The measurement of zeta potential is a critical parameter in understanding the stability and surface charge properties of colloidal nanoparticles. Among the various factors influencing zeta potential, temperature plays a significant role due to its direct impact on the physicochemical properties of the dispersion medium and the electrical double layer surrounding the particles. This article examines the theoretical basis of temperature effects, practical considerations for accurate measurements, and correction methodologies to account for temperature variations.

The zeta potential is the electrokinetic potential at the slipping plane of the electrical double layer surrounding a nanoparticle. It is derived from electrophoretic mobility measurements, which are influenced by the viscosity and dielectric constant of the medium, as well as the thickness of the double layer. Temperature variations alter these parameters, leading to changes in the observed zeta potential values.

The viscosity of the dispersion medium decreases with increasing temperature, following an exponential relationship described by the Arrhenius equation.

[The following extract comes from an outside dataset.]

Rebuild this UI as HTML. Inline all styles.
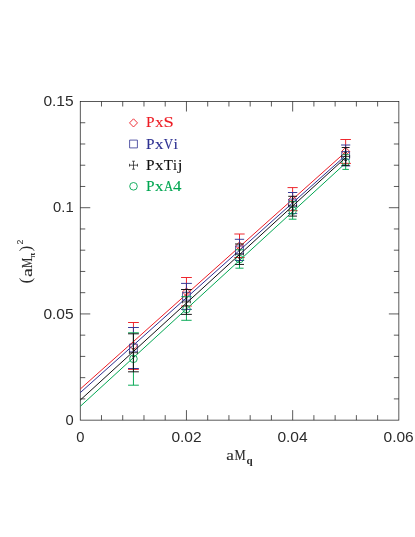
<!DOCTYPE html>
<html><head><meta charset="utf-8"><title>plot</title>
<style>
html,body{margin:0;padding:0;background:#ffffff;}
svg{display:block;will-change:transform;}
text{font-family:"Liberation Sans",sans-serif;}
.s{font-family:"Liberation Serif",serif;}
</style></head><body>
<svg width="415" height="537" viewBox="0 0 415 537">
<rect x="0" y="0" width="415" height="537" fill="#ffffff"/>
<g stroke="#1a1a1a" stroke-width="0.72" fill="none" stroke-linecap="butt">
<rect x="80.25" y="101.5" width="318.61" height="318.64"/>
<path d="M101.49 420.14v-5M101.49 101.5v5M122.73 420.14v-5M122.73 101.5v5M143.97 420.14v-5M143.97 101.5v5M165.21 420.14v-5M165.21 101.5v5M186.45 420.14v-10M186.45 101.5v10M207.69 420.14v-5M207.69 101.5v5M228.93 420.14v-5M228.93 101.5v5M250.18 420.14v-5M250.18 101.5v5M271.42 420.14v-5M271.42 101.5v5M292.66 420.14v-10M292.66 101.5v10M313.90 420.14v-5M313.90 101.5v5M335.14 420.14v-5M335.14 101.5v5M356.38 420.14v-5M356.38 101.5v5M377.62 420.14v-5M377.62 101.5v5M80.25 398.90h5M398.86 398.90h-5M80.25 377.65h5M398.86 377.65h-5M80.25 356.41h5M398.86 356.41h-5M80.25 335.17h5M398.86 335.17h-5M80.25 313.93h10M398.86 313.93h-10M80.25 292.68h5M398.86 292.68h-5M80.25 271.44h5M398.86 271.44h-5M80.25 250.20h5M398.86 250.20h-5M80.25 228.96h5M398.86 228.96h-5M80.25 207.71h10M398.86 207.71h-10M80.25 186.47h5M398.86 186.47h-5M80.25 165.23h5M398.86 165.23h-5M80.25 143.99h5M398.86 143.99h-5M80.25 122.74h5M398.86 122.74h-5"/>
</g>
<clipPath id="cp"><rect x="80.25" y="101.5" width="318.61" height="318.64"/></clipPath>
<g stroke="#ed1c24" stroke-width="1.0" fill="none">
<path d="M80.25 389.07L345.65 151.96"/>
<path stroke-width="0.95" d="M133.45 322.50V369.40M128.05 322.50h10.80M128.05 369.40h10.80M186.45 277.50V306.00M181.05 277.50h10.80M181.05 306.00h10.80M239.50 234.00V257.50M234.33 234.00h10.34M234.33 257.50h10.34M292.62 187.60V210.70M287.54 187.60h10.16M287.54 210.70h10.16M345.65 139.50V163.40M340.39 139.50h10.52M340.39 163.40h10.52"/>
<path stroke-width="0.9" d="M129.45 345.90L133.45 341.80L137.45 345.90L133.45 350.00ZM182.45 292.00L186.45 287.90L190.45 292.00L186.45 296.10ZM235.50 246.00L239.50 241.90L243.50 246.00L239.50 250.10ZM288.62 199.50L292.62 195.40L296.62 199.50L292.62 203.60ZM341.65 151.40L345.65 147.30L349.65 151.40L345.65 155.50Z"/>
</g>
<g stroke="#2e3192" stroke-width="1.0" fill="none">
<path d="M80.25 392.67L345.65 155.46"/>
<path stroke-width="0.95" d="M133.45 327.50V368.50M128.05 327.50h10.80M128.05 368.50h10.80M186.45 283.40V309.40M181.05 283.40h10.80M181.05 309.40h10.80M239.50 239.30V260.50M234.84 239.30h9.33M234.84 260.50h9.33M292.62 192.50V213.60M287.98 192.50h9.28M287.98 213.60h9.28M345.65 145.00V165.90M341.05 145.00h9.20M341.05 165.90h9.20"/>
<path stroke-width="0.8" d="M129.55 344.00h7.8v7.8h-7.8ZM182.55 292.30h7.8v7.8h-7.8ZM235.60 246.00h7.8v7.8h-7.8ZM288.72 199.10h7.8v7.8h-7.8ZM341.75 151.50h7.8v7.8h-7.8Z"/>
</g>
<g stroke="#00a651" stroke-width="1.0" fill="none">
<path d="M80.25 406.37L345.65 163.10"/>
<path stroke-width="0.95" d="M133.45 332.80V385.20M128.05 332.80h10.80M128.05 385.20h10.80M186.45 296.70V320.30M181.26 296.70h10.38M181.26 320.30h10.38M239.50 249.80V268.20M235.45 249.80h8.10M235.45 268.20h8.10M292.62 201.70V219.20M288.77 201.70h7.70M288.77 219.20h7.70M345.65 154.70V169.40M342.42 154.70h6.47M342.42 169.40h6.47"/>
<circle stroke-width="0.9" cx="133.45" cy="358.80" r="3.8"/>
<circle stroke-width="0.9" cx="186.45" cy="309.10" r="3.8"/>
<circle stroke-width="0.9" cx="239.50" cy="259.10" r="3.8"/>
<circle stroke-width="0.9" cx="292.62" cy="210.60" r="3.8"/>
<circle stroke-width="0.9" cx="345.65" cy="162.10" r="3.8"/>
</g>
<g stroke="#111111" stroke-width="1.0" fill="none">
<path d="M80.25 400.07L345.65 157.60"/>
<path stroke-width="0.95" d="M133.45 333.80V371.80M128.05 333.80h10.80M128.05 371.80h10.80M186.45 289.50V314.40M181.05 289.50h10.80M181.05 314.40h10.80M239.50 244.00V264.45M235.00 244.00h9.00M235.00 264.45h9.00M292.62 196.30V216.10M288.26 196.30h8.71M288.26 216.10h8.71M345.65 147.50V165.40M341.71 147.50h7.88M341.71 165.40h7.88"/>
<path stroke-width="0.7" d="M129.45 352.70h8.0M133.45 348.70v8.0M129.45 351.30v2.8M137.45 351.30v2.8M132.05 348.70h2.8M132.05 356.70h2.8M182.45 301.90h8.0M186.45 297.90v8.0M182.45 300.50v2.8M190.45 300.50v2.8M185.05 297.90h2.8M185.05 305.90h2.8M235.50 254.20h8.0M239.50 250.20v8.0M235.50 252.80v2.8M243.50 252.80v2.8M238.10 250.20h2.8M238.10 258.20h2.8M288.62 205.80h8.0M292.62 201.80v8.0M288.62 204.40v2.8M296.62 204.40v2.8M291.22 201.80h2.8M291.22 209.80h2.8M341.65 156.50h8.0M345.65 152.50v8.0M341.65 155.10v2.8M349.65 155.10v2.8M344.25 152.50h2.8M344.25 160.50h2.8"/>
</g>
<path d="M129.50 122.90L133.50 118.80L137.50 122.90L133.50 127.00Z" stroke="#ed1c24" stroke-width="0.9" fill="none"/>
<path d="M129.60 140.10h7.8v7.8h-7.8Z" stroke="#2e3192" stroke-width="0.8" fill="none"/>
<path d="M129.50 165.20h8.0M133.50 161.20v8.0M129.50 163.80v2.8M137.50 163.80v2.8M132.10 161.20h2.8M132.10 169.20h2.8" stroke="#111111" stroke-width="0.7" fill="none"/>
<circle cx="133.5" cy="186.3" r="3.8" stroke="#00a651" stroke-width="0.9" fill="none"/>
<text class="s" x="146.06" y="127.40" font-size="15" fill="#ed1c24" textLength="8.52" lengthAdjust="spacingAndGlyphs" stroke="#ed1c24" stroke-width="0.12">P</text>
<text class="s" x="155.20" y="127.40" font-size="15" fill="#ed1c24" textLength="8.20" lengthAdjust="spacingAndGlyphs" stroke="#ed1c24" stroke-width="0.12">x</text>
<text class="s" x="163.44" y="127.40" font-size="15" fill="#ed1c24" textLength="10.30" lengthAdjust="spacingAndGlyphs" stroke="#ed1c24" stroke-width="0.12">S</text>
<text class="s" x="146.06" y="148.50" font-size="15" fill="#2e3192" textLength="8.52" lengthAdjust="spacingAndGlyphs" stroke="#2e3192" stroke-width="0.12">P</text>
<text class="s" x="155.00" y="148.50" font-size="15" fill="#2e3192" textLength="8.40" lengthAdjust="spacingAndGlyphs" stroke="#2e3192" stroke-width="0.12">x</text>
<text class="s" x="163.70" y="148.50" font-size="15" fill="#2e3192" textLength="9.34" lengthAdjust="spacingAndGlyphs" stroke="#2e3192" stroke-width="0.12">V</text>
<text class="s" x="173.55" y="148.50" font-size="15" fill="#2e3192" textLength="4.45" lengthAdjust="spacingAndGlyphs" stroke="#2e3192" stroke-width="0.12">i</text>
<text class="s" x="146.06" y="169.70" font-size="15" fill="#111111" textLength="8.52" lengthAdjust="spacingAndGlyphs" stroke="#111111" stroke-width="0.12">P</text>
<text class="s" x="155.00" y="169.70" font-size="15" fill="#111111" textLength="8.40" lengthAdjust="spacingAndGlyphs" stroke="#111111" stroke-width="0.12">x</text>
<text class="s" x="163.87" y="169.70" font-size="15" fill="#111111" textLength="9.16" lengthAdjust="spacingAndGlyphs" stroke="#111111" stroke-width="0.12">T</text>
<text class="s" x="173.08" y="169.70" font-size="15" fill="#111111" textLength="4.00" lengthAdjust="spacingAndGlyphs" stroke="#111111" stroke-width="0.12">i</text>
<text class="s" x="177.73" y="169.70" font-size="15" fill="#111111" textLength="4.74" lengthAdjust="spacingAndGlyphs" stroke="#111111" stroke-width="0.12">j</text>
<text class="s" x="146.06" y="190.80" font-size="15" fill="#00a651" textLength="8.52" lengthAdjust="spacingAndGlyphs" stroke="#00a651" stroke-width="0.12">P</text>
<text class="s" x="155.00" y="190.80" font-size="15" fill="#00a651" textLength="8.40" lengthAdjust="spacingAndGlyphs" stroke="#00a651" stroke-width="0.12">x</text>
<text class="s" x="163.90" y="190.80" font-size="15" fill="#00a651" textLength="9.14" lengthAdjust="spacingAndGlyphs" stroke="#00a651" stroke-width="0.12">A</text>
<text class="s" x="173.04" y="190.80" font-size="15" fill="#00a651" textLength="8.43" lengthAdjust="spacingAndGlyphs" stroke="#00a651" stroke-width="0.12">4</text>
<text x="73.6" y="106.4" font-size="14.6" fill="#2b2b2b" text-anchor="end" textLength="30.2" lengthAdjust="spacingAndGlyphs">0.15</text>
<text x="73.6" y="212.3" font-size="14.6" fill="#2b2b2b" text-anchor="end" textLength="20.5" lengthAdjust="spacingAndGlyphs">0.1</text>
<text x="73.6" y="318.6" font-size="14.6" fill="#2b2b2b" text-anchor="end" textLength="30.2" lengthAdjust="spacingAndGlyphs">0.05</text>
<text x="73.6" y="424.9" font-size="14.6" fill="#2b2b2b" text-anchor="end" textLength="8.2" lengthAdjust="spacingAndGlyphs">0</text>
<text x="80.3" y="442.4" font-size="14.6" fill="#2b2b2b" text-anchor="middle" textLength="8.2" lengthAdjust="spacingAndGlyphs">0</text>
<text x="186.5" y="442.4" font-size="14.6" fill="#2b2b2b" text-anchor="middle" textLength="30.2" lengthAdjust="spacingAndGlyphs">0.02</text>
<text x="292.5" y="442.4" font-size="14.6" fill="#2b2b2b" text-anchor="middle" textLength="30.2" lengthAdjust="spacingAndGlyphs">0.04</text>
<text x="398.6" y="442.4" font-size="14.6" fill="#2b2b2b" text-anchor="middle" textLength="30.2" lengthAdjust="spacingAndGlyphs">0.06</text>
<text class="s" x="226.3" y="460.2" font-size="14.8" fill="#2b2b2b" textLength="7.6" lengthAdjust="spacingAndGlyphs" stroke="#2b2b2b" stroke-width="0.12">a</text>
<text class="s" x="234.4" y="460.2" font-size="14.8" fill="#2b2b2b" textLength="11.2" lengthAdjust="spacingAndGlyphs" stroke="#2b2b2b" stroke-width="0.12">M</text>
<text class="s" x="246.6" y="464.3" font-size="11" font-weight="bold" fill="#2b2b2b">q</text>
<g transform="translate(31.5,283) rotate(-90)" fill="#2b2b2b">
<text class="s" x="-0.6" y="-0.5" font-size="17.6">(</text>
<text class="s" x="6" y="0" font-size="15.5" textLength="8.8" lengthAdjust="spacingAndGlyphs" stroke="#2b2b2b" stroke-width="0.12">a</text>
<text class="s" x="14.9" y="0" font-size="15.5" textLength="10.2" lengthAdjust="spacingAndGlyphs" stroke="#2b2b2b" stroke-width="0.12">M</text>
<text class="s" x="25.2" y="3.2" font-size="9" font-weight="bold">π</text>
<text class="s" x="31.4" y="-0.5" font-size="17.6">)</text>
<text x="38.6" y="-8.5" font-size="8.7">2</text>
</g>
</svg>
</body></html>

For water, the viscosity drops from approximately 1.002 mPa·s at 20°C to 0.547 mPa·s at 50°C. Since electrophoretic mobility is inversely proportional to viscosity, higher temperatures result in increased mobility, which can lead to higher calculated zeta potential values if not corrected.

The dielectric constant of water also decreases with temperature, from around 80.1 at 20°C to 69.9 at 50°C. The dielectric constant affects the Debye length, which characterizes the thickness of the electrical double layer. A lower dielectric constant reduces the Debye length, compressing the double layer and altering the position of the slipping plane. This compression can influence the measured zeta potential, particularly in systems where the double layer is a dominant factor in colloidal stability.

The Debye length itself is temperature-dependent due to its relationship with the ionic strength and dielectric properties of the medium. The Debye-Hückel approximation describes this dependence, where an increase in temperature reduces the Debye length for a given ionic strength. A thinner double layer can lead to a shift in the slipping plane and thus affect the zeta potential measurement.

Temperature also impacts the dissociation of surface groups on nanoparticles. For many materials, higher temperatures increase the ionization of surface functional groups, which can alter the surface charge density. This effect is material-specific and depends on the chemical nature of the nanoparticle surface. For example, metal oxides often exhibit temperature-dependent protonation and deprotonation of surface hydroxyl groups, which can shift the isoelectric point.

Practical considerations for temperature-controlled zeta potential measurements are essential to ensure reproducibility and accuracy. Temperature fluctuations during measurement can introduce artifacts, particularly if the sample or measurement cell is not equilibrated. A stable temperature environment minimizes convection currents, which can interfere with electrophoretic mobility measurements. Most modern instruments incorporate temperature control, but external validation of the sample temperature is advisable, especially for non-aqueous or viscous systems.

Correction factors are often applied to account for temperature-induced variations in viscosity and dielectric constant. The Smoluchowski equation, commonly used to convert electrophoretic mobility to zeta potential, includes these parameters explicitly. When reporting zeta potential values, it is critical to specify the measurement temperature and, if necessary, apply corrections based on established literature values for the medium's properties. For aqueous systems, reference tables for water's viscosity and dielectric constant at different temperatures are widely available.

In non-aqueous or mixed solvent systems, temperature effects can be more complex due to variations in solvent behavior. The temperature dependence of viscosity and dielectric constant in organic solvents may not follow the same trends as water, requiring solvent-specific corrections. For example, in ethanol, the viscosity decreases with temperature, but the dielectric constant may exhibit a different temperature coefficient compared to water.

The choice of measurement technique can also influence temperature sensitivity. Laser Doppler electrophoresis, the most common method for zeta potential determination, is generally robust but requires careful temperature calibration. Alternative techniques, such as electroacoustic measurements, may exhibit different temperature dependencies due to their underlying principles.

In summary, temperature significantly influences zeta potential measurements through its effects on viscosity, dielectric constant, and double layer thickness. Accurate measurements require careful temperature control and appropriate correction factors to account for these variations. Understanding these relationships is essential for interpreting zeta potential data and ensuring reliable comparisons across different experimental conditions. Future work in this area could explore advanced correction models for complex dispersions and high-temperature systems, further refining the accuracy of zeta potential characterization.